The Cryosphere, 10, 2941-2952, 2016
https://doi.org/10.5194/tc-10-2941-2016
© Author(s) 2016. This work is distributed under
the Creative Commons Attribution 3.0 License.

Research article 30 Nov 2016

Research article | 30 Nov 2016

Local reduction of decadal glacier thickness loss through mass balance management in ski resorts

Andrea Fischer1, Kay Helfricht1, and Martin Stocker-Waldhuber1,2 Andrea Fischer et al.
  • 1Institute for Interdisciplinary Mountain Research, Austrian Academy of Sciences, Innsbruck, 6020, Austria
  • 2Department of Geography, Physical Geography, Catholic University of Eichstätt-Ingolstadt, Eichstätt, 85072, Germany

Abstract. For Austrian glacier ski resorts, established in the 1970s and 1980s during a period of glacier advance, negative mass balances with resulting glacier area loss and decrease in surface elevation present an operational challenge. Glacier cover, snow farming, and technical snow production were introduced as adaptation measures based on studies on the effect of these measures on energy and mass balance. After a decade of the application of the various measures, we studied the transition from the proven short-term effects of the measures on mass balance to long-term effects on elevation changes. Based on lidar digital elevation models and differential GPS measurements, decadal surface elevation changes in 15 locations with mass balance management were compared to those without measures (apart from piste grooming) in five Tyrolean ski resorts on seven glaciers. The comparison of surface elevation changes presents clear local differences in mass change, and it shows the potential to retain local ice thickness over 1 decade. Locally up to 21.1m±0.4m of ice thickness was preserved on mass balance managed areas compared to non-maintained areas over a period of 9years. In this period, mean annual thickness loss in 15 of the mass balance managed profiles is 0.54±0.04myr−1 lower (−0.23±0.04myr−1on average) than in the respective reference areas (−0.78±0.04myr−1).

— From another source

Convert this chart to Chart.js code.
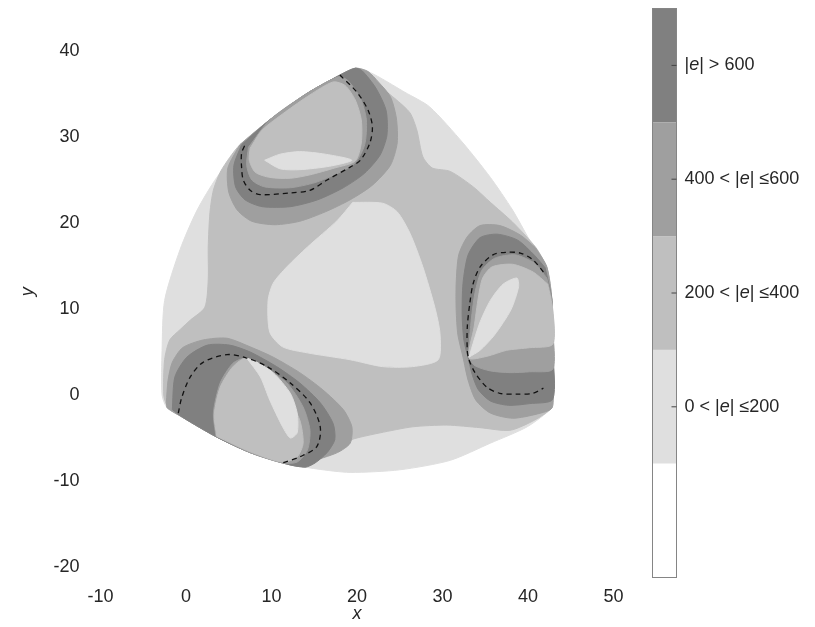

At two of these profiles the surface elevation was preserved altogether, which is promising for a sustainable maintenance of the infrastructure at glacier ski resorts. In general the results demonstrate the high potential of the combination of mass balance management by snow production and glacier cover, not only in the short term but also for multi-year application to maintain the skiing infrastructure.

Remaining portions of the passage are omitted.